:: What to work on ::
Copy out every line exactly, passing over the pictures.

:: Supplied data ::
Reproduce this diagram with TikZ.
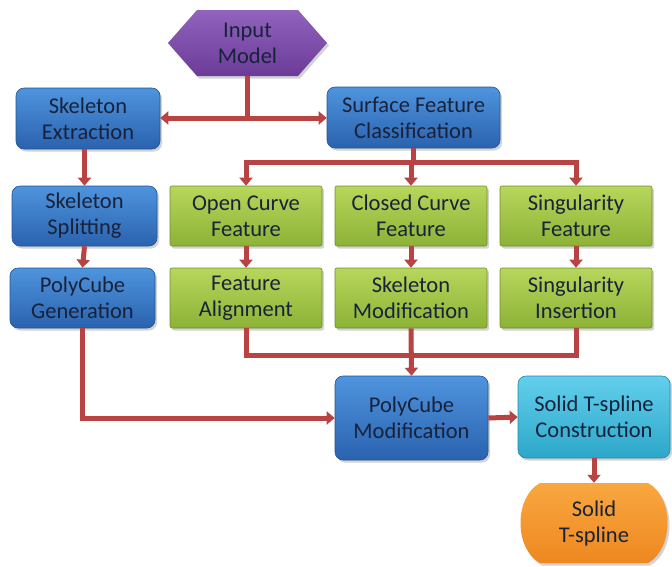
\documentclass[tikz,border=0pt]{standalone}
\usepackage{fontspec}
\setmainfont{Carlito}
\usetikzlibrary{arrows.meta,shadows,calc}
\definecolor{txt}{HTML}{18223A}
\definecolor{linered}{HTML}{B94242}
\definecolor{blueT}{HTML}{4F94DE}
\definecolor{blueB}{HTML}{2A62AE}
\definecolor{blueD}{HTML}{22548F}
\definecolor{greenT}{HTML}{B7D65C}
\definecolor{greenB}{HTML}{8CB236}
\definecolor{greenD}{HTML}{6F8E2A}
\definecolor{cyanT}{HTML}{62CFEC}
\definecolor{cyanB}{HTML}{2DA7CA}
\definecolor{cyanD}{HTML}{2089A8}
\definecolor{orT}{HTML}{F9A740}
\definecolor{orB}{HTML}{EE8820}
\definecolor{purT}{HTML}{9163BD}
\definecolor{purB}{HTML}{6B3B98}
\tikzset{
  box/.style={rounded corners=8pt, align=center, text=txt, inner sep=1pt,
    font=\fontsize{22.5}{26}\selectfont,
    drop shadow={shadow xshift=2pt, shadow yshift=-2.5pt, opacity=0.35}},
  bluebox/.style={box, top color=blueT, bottom color=blueB, draw=blueD, line width=0.6pt},
  greenbox/.style={box, rounded corners=2pt, top color=greenT, bottom color=greenB, draw=greenD, line width=0.6pt,
    minimum width=152pt, minimum height=60pt},
  cyanbox/.style={box, top color=cyanT, bottom color=cyanB, draw=cyanD, line width=0.6pt},
  plaintext/.style={align=center, text=txt, inner sep=1pt, font=\fontsize{22.5}{26}\selectfont},
  conn/.style={draw=linered, line width=5pt},
  arr/.style={conn, -{Triangle[width=13pt,length=8pt]}},
  darr/.style={conn, {Triangle[width=13pt,length=8pt]}-{Triangle[width=13pt,length=8pt]}},
}
\begin{document}
\begin{tikzpicture}[x=1pt,y=-1pt]
\useasboundingbox (0,0) rectangle (672,566);
% Input model hexagon
\shade[top color=purT, bottom color=purB, drop shadow={shadow xshift=2pt, shadow yshift=-2.5pt, opacity=0.35}]
  (168,43) -- (197,10) -- (298,10) -- (327,43) -- (298,76) -- (197,76) -- cycle;
\node (in) [plaintext, minimum width=159pt, minimum height=66pt] at (247.5,43) {Input\\Model};

\node (se)  [bluebox, minimum width=144pt, minimum height=61pt] at (88,118.5) {Skeleton\\Extraction};
\node (sfc) [bluebox, minimum width=173pt, minimum height=61pt] at (413.5,117.5) {Surface Feature\\Classification};

\node (ss) [bluebox, minimum width=145pt, minimum height=60pt] at (84.5,216) {Skeleton\\Splitting};
\node (ocf) [greenbox] at (246,216) {Open Curve\\Feature};
\node (ccf) [greenbox] at (411,216) {Closed Curve\\Feature};
\node (sf)  [greenbox] at (576,216) {Singularity\\Feature};

\node (pg) [bluebox, minimum width=145pt, minimum height=60pt] at (82.5,298) {PolyCube\\Generation};
\node (fa) [greenbox] at (246,298) {Feature\\Alignment};
\node (sm) [greenbox] at (411,298) {Skeleton\\Modification};
\node (si) [greenbox] at (576,298) {Singularity\\Insertion};

\node (pm) [bluebox, minimum width=153pt, minimum height=84pt] at (411.5,418) {PolyCube\\Modification};
\node (stc) [cyanbox, minimum width=152pt, minimum height=82pt] at (594,417) {Solid T-spline\\Construction};

% Solid T-spline terminal shape
\shade[top color=orT, bottom color=orB, drop shadow={shadow xshift=2pt, shadow yshift=-2.5pt, opacity=0.35}]
  (540,483) -- (648,483) .. controls (674,497) and (674,549) .. (648,563)
  -- (540,563) .. controls (514,549) and (514,497) .. (540,483) -- cycle;
\node (st) [plaintext, minimum width=148pt, minimum height=80pt] at (594,523) {Solid\\T-spline};

% connectors
\coordinate (j1) at (247.5,118);
\draw[conn] (in.south) -- (j1);
\draw[darr] (se.east |- j1) -- (sfc.west |- j1);

\coordinate (b1) at (246,162);
\coordinate (b3) at (576,162);
\draw[conn, line cap=rect] (b1) -- (b3);
\draw[conn] (sfc.south) -- (sfc.south |- b1);
\draw[arr] (b1) -- (ocf.north);
\draw[arr] (ccf.north |- b1) -- (ccf.north);
\draw[arr] (b3) -- (sf.north);

\draw[arr] (ss.north |- se.south) -- (ss.north);
\draw[arr] (ss.south) -- (pg.north);
\draw[arr] (ocf) -- (fa);
\draw[arr] (ccf) -- (sm);
\draw[arr] (sf) -- (si);

\coordinate (m1) at (246,355);
\coordinate (m3) at (576,355);
\draw[conn, line join=miter] (fa.south) -- (m1) -- (m3) -- (si.south);
\draw[arr] (sm.south) -- (pm.north);

\draw[arr, line join=miter] (pg.south) |- (pm.west);
\draw[arr] (pm.east) -- (stc.west);
\draw[arr] (stc.south) -- (st.north);
\end{tikzpicture}
\end{document}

:: Exercise result ::
Reproduce this diagram with TikZ.
\documentclass[tikz,border=0pt]{standalone}
\usepackage{fontspec}
\setmainfont{Carlito}
\usetikzlibrary{arrows.meta,shadows,calc}
\definecolor{txt}{HTML}{18223A}
\definecolor{linered}{HTML}{B94242}
\definecolor{blueT}{HTML}{4F94DE}
\definecolor{blueB}{HTML}{2A62AE}
\definecolor{blueD}{HTML}{22548F}
\definecolor{greenT}{HTML}{B7D65C}
\definecolor{greenB}{HTML}{8CB236}
\definecolor{greenD}{HTML}{6F8E2A}
\definecolor{cyanT}{HTML}{62CFEC}
\definecolor{cyanB}{HTML}{2DA7CA}
\definecolor{cyanD}{HTML}{2089A8}
\definecolor{orT}{HTML}{F9A740}
\definecolor{orB}{HTML}{EE8820}
\definecolor{purT}{HTML}{9163BD}
\definecolor{purB}{HTML}{6B3B98}
\tikzset{
  box/.style={rounded corners=8pt, align=center, text=txt, inner sep=1pt,
    font=\fontsize{22.5}{26}\selectfont,
    drop shadow={shadow xshift=2pt, shadow yshift=-2.5pt, opacity=0.35}},
  bluebox/.style={box, top color=blueT, bottom color=blueB, draw=blueD, line width=0.6pt},
  greenbox/.style={box, rounded corners=2pt, top color=greenT, bottom color=greenB, draw=greenD, line width=0.6pt,
    minimum width=152pt, minimum height=60pt},
  cyanbox/.style={box, top color=cyanT, bottom color=cyanB, draw=cyanD, line width=0.6pt},
  plaintext/.style={align=center, text=txt, inner sep=1pt, font=\fontsize{22.5}{26}\selectfont},
  conn/.style={draw=linered, line width=5pt},
  arr/.style={conn, -{Triangle[width=13pt,length=8pt]}},
  darr/.style={conn, {Triangle[width=13pt,length=8pt]}-{Triangle[width=13pt,length=8pt]}},
}
\begin{document}
\begin{tikzpicture}[x=1pt,y=-1pt]
\useasboundingbox (0,0) rectangle (672,566);
% Input model hexagon
\shade[top color=purT, bottom color=purB, drop shadow={shadow xshift=2pt, shadow yshift=-2.5pt, opacity=0.35}]
  (168,43) -- (197,10) -- (298,10) -- (327,43) -- (298,76) -- (197,76) -- cycle;
\node (in) [plaintext, minimum width=159pt, minimum height=66pt] at (247.5,43) {Input\\Model};

\node (se)  [bluebox, minimum width=144pt, minimum height=61pt] at (88,118.5) {Skeleton\\Extraction};
\node (sfc) [bluebox, minimum width=173pt, minimum height=61pt] at (413.5,117.5) {Surface Feature\\Classification};

\node (ss) [bluebox, minimum width=145pt, minimum height=60pt] at (84.5,216) {Skeleton\\Splitting};
\node (ocf) [greenbox] at (246,216) {Open Curve\\Feature};
\node (ccf) [greenbox] at (411,216) {Closed Curve\\Feature};
\node (sf)  [greenbox] at (576,216) {Singularity\\Feature};

\node (pg) [bluebox, minimum width=145pt, minimum height=60pt] at (82.5,298) {PolyCube\\Generation};
\node (fa) [greenbox] at (246,298) {Feature\\Alignment};
\node (sm) [greenbox] at (411,298) {Skeleton\\Modification};
\node (si) [greenbox] at (576,298) {Singularity\\Insertion};

\node (pm) [bluebox, minimum width=153pt, minimum height=84pt] at (411.5,418) {PolyCube\\Modification};
\node (stc) [cyanbox, minimum width=152pt, minimum height=82pt] at (594,417) {Solid T-spline\\Construction};

% Solid T-spline terminal shape
\shade[top color=orT, bottom color=orB, drop shadow={shadow xshift=2pt, shadow yshift=-2.5pt, opacity=0.35}]
  (540,483) -- (648,483) .. controls (674,497) and (674,549) .. (648,563)
  -- (540,563) .. controls (514,549) and (514,497) .. (540,483) -- cycle;
\node (st) [plaintext, minimum width=148pt, minimum height=80pt] at (594,523) {Solid\\T-spline};

% connectors
\coordinate (j1) at (247.5,118);
\draw[conn] (in.south) -- (j1);
\draw[darr] (se.east |- j1) -- (sfc.west |- j1);

\coordinate (b1) at (246,162);
\coordinate (b3) at (576,162);
\draw[conn, line cap=rect] (b1) -- (b3);
\draw[conn] (sfc.south) -- (sfc.south |- b1);
\draw[arr] (b1) -- (ocf.north);
\draw[arr] (ccf.north |- b1) -- (ccf.north);
\draw[arr] (b3) -- (sf.north);

\draw[arr] (ss.north |- se.south) -- (ss.north);
\draw[arr] (ss.south) -- (pg.north);
\draw[arr] (ocf) -- (fa);
\draw[arr] (ccf) -- (sm);
\draw[arr] (sf) -- (si);

\coordinate (m1) at (246,355);
\coordinate (m3) at (576,355);
\draw[conn, line join=miter] (fa.south) -- (m1) -- (m3) -- (si.south);
\draw[arr] (sm.south) -- (pm.north);

\draw[arr, line join=miter] (pg.south) |- (pm.west);
\draw[arr] (pm.east) -- (stc.west);
\draw[arr] (stc.south) -- (st.north);
\end{tikzpicture}
\end{document}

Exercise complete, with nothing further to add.